Monica Moore

Top Hat

Multi-Section Management

Due to a partnership with a textbook publisher, it became necessary for Top Hat to support the management of multi-section courses. These courses can have dozens of sections with dozens of different instructors, and hundreds of students. Handling these courses in Top Hat is currently a huge pain. If we could do enable these courses to be managed in Top Hat, it would open up $3m in revenue.

Users

Multi-section courses posed a challenge, in that there were so many user types to consider, with 2 completely new ones: Course Coordinators and Lab Coordinators. The PM and I extensively interviewed people from each group to learn about them.

Primary Users

Secondary Users

Course Coordinator Personas

Through our interviews of Course Coordinators, we discovered 4 main persona types. Based on their pervasiveness and depth of the problem space, we decided to prioritize the Prescriptive Coordinator and the Customizer.

Types of Multi-Section Courses

From our interviews, we identified many types of multi-section courses, and ideally we want to accommodate all of them.

One Professor, Multiple Sections

Sections taught by different profs, organized by a course coordinator

Tutorial Sections

Labs

Current State in Top Hat

Talking to the Support team, we learned that currently for multi-section courses there are 2 methods used today:

It’s so much work that the majority of it is done by support, rather than the customer.

Key User Goals to Prioritize

From speaking to Coordinators, we decided to focus on these main goals first.
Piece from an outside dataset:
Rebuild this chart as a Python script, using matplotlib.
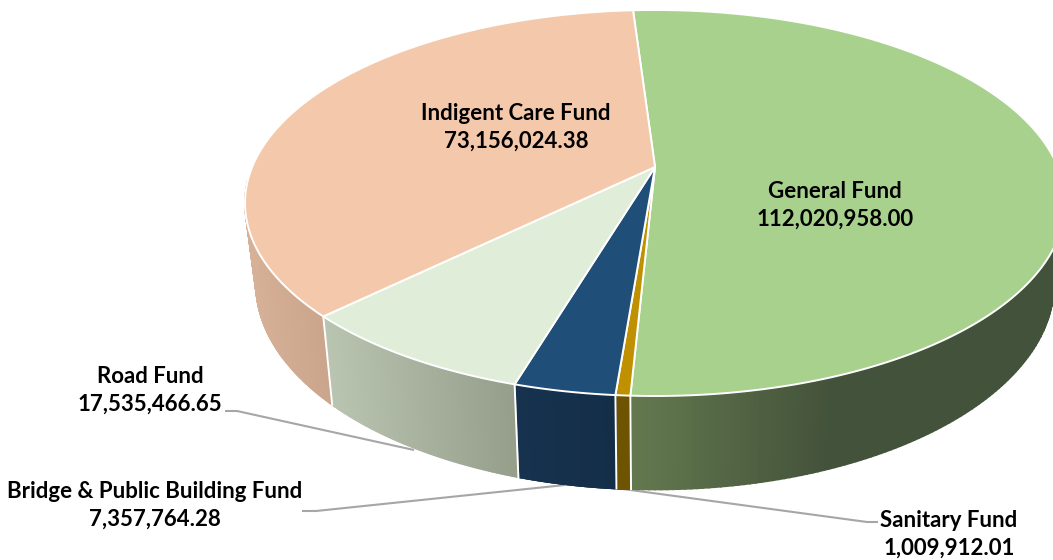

As a Course Coordinator, I want the management of the following to be seamless in order for students taking my course to be successful, which ultimately translates into success in my role:

User Problems

After talking to all our user types, we heard the following problems over and over again. For V1, we would have to prioritize the problems based on their importance and difficulty to solve. I've put an * next to problems we kept for the MVP.

User Journeys

After all this discovery work, I began solutioning. The rough idea was to have a place where coordinators could create and manage all the course content, and it could be synced to the sections. Having sections separate from the course manager would allow for individual instructors to have flexibility over their sections.

Before Course Begins

During Course

Iterative Design Process

I ran workshops with people throughout the company, led a cross-functional team to gather input, and created lofi prototypes in Balsamiq. I tested these prototypes with both internal employees and a diverse range of professors and coordinators. I iterated on the lofi designs until all observed usability issues were eliminated before moving onto high fidelity designs.

The Solution

The concept is to have a "master course" (called the Multi-Section Manager) where the Course Coordinator can create their content, the sections, and add instructors to the sections. From there, they can sync the content to the sections when they're ready. Each section is similar to an individual course, except that the content is coming from the Manager. The Section Instructors could add more content to their course if the permissions allow. The end goal is to allow the Coordinator to set permissions on whether Section Instructors can add or edit the content.

This is a massive project with many development iterations and stages, so I can't possibly present all of the design work here, but I'll do my best to showcase the main components.

Creating a Multi-Section Course

I added on to the existing course creation modal, by creating a "This course has multiple sections" checkbox. The user then can enter the # of sections and name them, with the option to either auto-number or name the sections themselves. The vast majority of college sections are named 001, 002, etc, so having them auto-numbered would save users a lot of time.

The Multi-Section Manager

Once they create the course, they're brought into the Multi-Section Manager. It looks very similar to a regular course, in order to ensure familiarity for the user. I chose to use the empty state for some onboarding instructions. In general, we need better onboarding in Top Hat, but this was a low-effort way to create some in-app onboarding.

In the Base Content tab, the Coordinator can create the content. Once they're done, they can click the Sync Content to Sections button, which pushes all the content into the sections. We chose not to do auto-syncing, because the Coordinators may not want the sections to be updated before the content is finalized. It would also be confusing to Section Instructors if the content was constantly updating after every change.

Managing Sections

The Sections Tab is where the Course Coordinators manage their sections. They can add/edit section instructors here, add and delete sections, and go to the sections.

If they click Add an Instructor or Edit, a modal opens where they can make changes to the section. Here they can add instructors to a section, who would then get notified by email. I also designed a Class Times feature, which is a delighter for users. We found that instructors and students typically refer to their sections by the time they're at. Having this info would make it much easier for students and instructors to identify their sections. This could also open the door for many Top Hat features in the future.

When filled out, the Section tab looks like this:

The Course Lobby

One of the issues our users had was extremely cluttered Course Lobbies when they had many sections as individual courses. This new, collapsible card design makes it easy for Coordinators to access both the Manager and the Sections.

Section Instructors would see something similar, but they don't have access to the Multi-Section Manager, unless they're granted access.

Sections

Although there are some different scenarios depending on permissions, the most common use case is that the Section Instructors can't edit Base Content, but can add their own. The Base Content synced from the Manager is labelled with a crown, distinguishing it from the content that the Section Instructor creates themselves. The Edit and Delete buttons have been removed.